ON THE BOOKSHELVES . . . The Dumbest Generation
“The Dumbest Generation” is a book written by Mark Bauerlein, a professor of English at Emory University, Atlanta, Georgia. It was published in 2008. In cybertime, that is a long time ago!
The title almost kept me from reading this book, until a friend reminded me of the subtitle:
How the Digital Age Stupefies Young Americans and Jeopardizes Our Future (Or, don’t trust anyone under 30).
This book examines the intellectual life of young people. You hear of the top high school student, overworked, overscheduled and yet maintaining perfect grades, “aiming for HYP (Harvard-Yale-Princeton).” But they are the exception.
Most young people watch TV three hours daily but only 23 minutes reading a book. They often multi-task, playing on their ipad in front of the blaring TV. “I can’t concentrate on my homework without the TV. The silence drives me crazy.”

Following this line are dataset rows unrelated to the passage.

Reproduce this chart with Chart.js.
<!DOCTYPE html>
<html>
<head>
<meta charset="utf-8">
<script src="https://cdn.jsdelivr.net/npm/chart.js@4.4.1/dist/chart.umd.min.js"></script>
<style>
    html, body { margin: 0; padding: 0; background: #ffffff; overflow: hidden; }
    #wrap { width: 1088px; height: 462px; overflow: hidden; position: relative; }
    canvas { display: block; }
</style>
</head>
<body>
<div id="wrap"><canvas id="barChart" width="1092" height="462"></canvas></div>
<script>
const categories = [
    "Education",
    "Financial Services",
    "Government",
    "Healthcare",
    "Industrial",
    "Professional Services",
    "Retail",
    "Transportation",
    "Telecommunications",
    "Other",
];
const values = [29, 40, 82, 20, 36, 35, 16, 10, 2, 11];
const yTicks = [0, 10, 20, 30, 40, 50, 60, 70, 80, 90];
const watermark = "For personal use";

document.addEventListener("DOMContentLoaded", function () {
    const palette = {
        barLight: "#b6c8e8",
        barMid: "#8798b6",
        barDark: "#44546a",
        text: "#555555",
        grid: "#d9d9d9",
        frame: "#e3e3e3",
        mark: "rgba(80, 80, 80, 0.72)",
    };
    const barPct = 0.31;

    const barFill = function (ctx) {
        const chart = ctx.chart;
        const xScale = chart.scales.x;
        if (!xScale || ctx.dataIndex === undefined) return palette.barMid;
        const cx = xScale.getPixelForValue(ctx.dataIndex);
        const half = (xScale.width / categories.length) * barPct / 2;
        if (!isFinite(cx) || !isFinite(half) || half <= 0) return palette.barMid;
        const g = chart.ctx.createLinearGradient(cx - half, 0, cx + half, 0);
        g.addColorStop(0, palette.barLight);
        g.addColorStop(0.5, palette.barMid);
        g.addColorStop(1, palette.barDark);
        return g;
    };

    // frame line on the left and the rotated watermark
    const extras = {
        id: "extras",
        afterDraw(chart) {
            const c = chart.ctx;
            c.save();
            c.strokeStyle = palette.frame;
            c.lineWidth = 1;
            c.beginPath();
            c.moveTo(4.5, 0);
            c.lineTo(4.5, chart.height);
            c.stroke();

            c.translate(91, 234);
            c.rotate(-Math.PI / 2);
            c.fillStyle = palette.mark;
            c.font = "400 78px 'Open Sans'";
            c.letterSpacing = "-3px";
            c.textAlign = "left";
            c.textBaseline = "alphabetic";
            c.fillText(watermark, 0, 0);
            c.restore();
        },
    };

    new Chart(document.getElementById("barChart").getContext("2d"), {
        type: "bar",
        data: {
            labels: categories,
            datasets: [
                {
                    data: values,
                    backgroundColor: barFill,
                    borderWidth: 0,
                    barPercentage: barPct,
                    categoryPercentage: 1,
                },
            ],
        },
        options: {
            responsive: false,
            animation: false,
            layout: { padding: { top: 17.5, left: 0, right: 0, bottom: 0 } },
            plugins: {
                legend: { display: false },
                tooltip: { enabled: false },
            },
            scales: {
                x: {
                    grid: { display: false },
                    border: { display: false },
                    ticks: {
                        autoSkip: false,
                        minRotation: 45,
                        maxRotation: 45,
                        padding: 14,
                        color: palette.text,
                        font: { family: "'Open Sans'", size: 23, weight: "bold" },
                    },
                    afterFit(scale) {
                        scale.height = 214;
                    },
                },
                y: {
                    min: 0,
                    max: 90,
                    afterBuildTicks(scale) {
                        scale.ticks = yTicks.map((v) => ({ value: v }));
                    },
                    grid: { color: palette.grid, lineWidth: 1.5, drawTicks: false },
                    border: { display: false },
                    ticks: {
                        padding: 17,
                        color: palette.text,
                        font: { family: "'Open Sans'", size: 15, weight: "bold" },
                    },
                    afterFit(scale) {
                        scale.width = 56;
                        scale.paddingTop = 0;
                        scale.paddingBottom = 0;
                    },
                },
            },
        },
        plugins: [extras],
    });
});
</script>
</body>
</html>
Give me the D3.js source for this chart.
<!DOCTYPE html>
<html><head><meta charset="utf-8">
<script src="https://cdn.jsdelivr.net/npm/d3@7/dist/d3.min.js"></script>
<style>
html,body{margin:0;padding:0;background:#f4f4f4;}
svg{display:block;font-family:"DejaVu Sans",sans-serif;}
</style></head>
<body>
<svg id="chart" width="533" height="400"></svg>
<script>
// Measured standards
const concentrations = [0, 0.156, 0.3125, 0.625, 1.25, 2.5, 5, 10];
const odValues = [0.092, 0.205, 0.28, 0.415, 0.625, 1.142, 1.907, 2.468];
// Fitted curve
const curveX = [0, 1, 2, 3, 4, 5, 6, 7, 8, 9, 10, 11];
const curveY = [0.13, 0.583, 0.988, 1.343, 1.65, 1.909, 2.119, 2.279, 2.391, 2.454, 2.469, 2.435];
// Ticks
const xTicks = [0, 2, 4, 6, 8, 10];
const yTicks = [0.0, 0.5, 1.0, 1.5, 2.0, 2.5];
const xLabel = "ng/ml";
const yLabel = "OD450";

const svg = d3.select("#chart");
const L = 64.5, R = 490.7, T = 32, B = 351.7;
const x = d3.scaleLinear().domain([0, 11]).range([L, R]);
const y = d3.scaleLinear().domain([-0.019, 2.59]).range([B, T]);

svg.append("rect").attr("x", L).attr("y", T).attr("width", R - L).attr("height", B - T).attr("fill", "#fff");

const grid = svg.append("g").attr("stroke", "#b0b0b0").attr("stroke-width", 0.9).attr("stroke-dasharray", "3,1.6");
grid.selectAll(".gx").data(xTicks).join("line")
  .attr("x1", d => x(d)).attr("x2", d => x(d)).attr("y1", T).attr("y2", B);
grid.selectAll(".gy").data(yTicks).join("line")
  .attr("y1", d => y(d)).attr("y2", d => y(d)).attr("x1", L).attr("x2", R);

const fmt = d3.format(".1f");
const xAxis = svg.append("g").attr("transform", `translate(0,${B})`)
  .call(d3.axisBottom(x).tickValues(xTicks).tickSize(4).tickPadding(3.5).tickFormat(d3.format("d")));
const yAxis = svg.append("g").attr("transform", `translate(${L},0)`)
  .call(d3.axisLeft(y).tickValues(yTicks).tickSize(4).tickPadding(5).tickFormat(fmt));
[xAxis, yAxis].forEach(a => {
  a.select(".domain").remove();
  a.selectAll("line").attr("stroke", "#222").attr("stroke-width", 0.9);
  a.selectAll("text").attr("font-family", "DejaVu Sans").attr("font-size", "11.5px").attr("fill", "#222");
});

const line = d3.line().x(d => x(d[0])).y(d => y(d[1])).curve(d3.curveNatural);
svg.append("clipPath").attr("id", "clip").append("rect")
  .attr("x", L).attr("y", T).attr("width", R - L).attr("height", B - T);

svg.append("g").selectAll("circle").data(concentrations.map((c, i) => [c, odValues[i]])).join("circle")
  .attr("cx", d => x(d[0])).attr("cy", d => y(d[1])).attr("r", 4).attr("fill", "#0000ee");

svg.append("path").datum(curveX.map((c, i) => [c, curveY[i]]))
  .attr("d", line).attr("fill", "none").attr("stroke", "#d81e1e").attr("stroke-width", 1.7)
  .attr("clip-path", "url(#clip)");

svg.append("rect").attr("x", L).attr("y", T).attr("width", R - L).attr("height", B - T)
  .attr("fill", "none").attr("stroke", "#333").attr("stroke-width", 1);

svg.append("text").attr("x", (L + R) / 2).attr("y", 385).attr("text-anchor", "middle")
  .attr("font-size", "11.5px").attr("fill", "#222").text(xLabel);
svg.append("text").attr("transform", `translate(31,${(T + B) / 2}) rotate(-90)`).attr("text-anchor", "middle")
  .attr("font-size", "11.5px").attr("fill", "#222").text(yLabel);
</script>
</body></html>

A study done on 19-30 year-olds shows gains in spatial intelligence from playing video games, but decline in slow deliberate thinking that comes from reading a book.”
Only 15% of the 18-29 year-olds score high in current events. “The world-wide-web grows, but the young mind stalls. The intellectual payoff promised by digital enthusiasts has not happened.”
For all their abilities to handle technology, students don’t seek, find or manage information very well. Technology provides the words and the charts. Students don’t need to.
“Teens and young adults are self-assertive and insecure, living in the moment, but worrying over their future. They stumble through class assignments, absorbing tiny details of youth culture, but ignoring works of high culture, literature, art and history. This season’s game releases are great events while hardly noticing the Holocaust, the Cold War or the War on Terror.”
People seek out what they already hope to find. They want it fast and free, with very little effort. “The Web is a consumer habitat, not an educational one.”
Bauerlein asks for a balance. Students need to be aware of how technology changes people. They need a balance of technology with thoughtful reading of books, visits to art museums and involvement in the community.
The author also faults teachers, journalists and other custodians of culture who have left youth to themselves. The older generation needs to help bring a balance of technology with traditional forms of culture.
The most helpful insight for me is how users read on the web. They don’t!
Research shows that only 16 per cent of the readers read word by word and sentence by sentence.
Eighty-four per cent scan. They read headlines, first lines of a paragraph and only what interests them. Users prefer news briefs to full articles. When I shared this with my friends, four of the five said they scan articles on the web. I myself need to print a hard copy if I am to read it carefully.
Scanning instead of reading is the trend for people of all ages. It has implications for us who write for this website. It has serious implications for the many schools that are now equipping each student with an ipad or laptop. We will need to find new ways to absorb information.
What can you do?
Help the young people in your life to realize the effects of technology on their brain.
Observe your own style of reading on the web. Pause and ask yourself what you have just read.
We all can gain by becoming aware of the impact of technology on our life.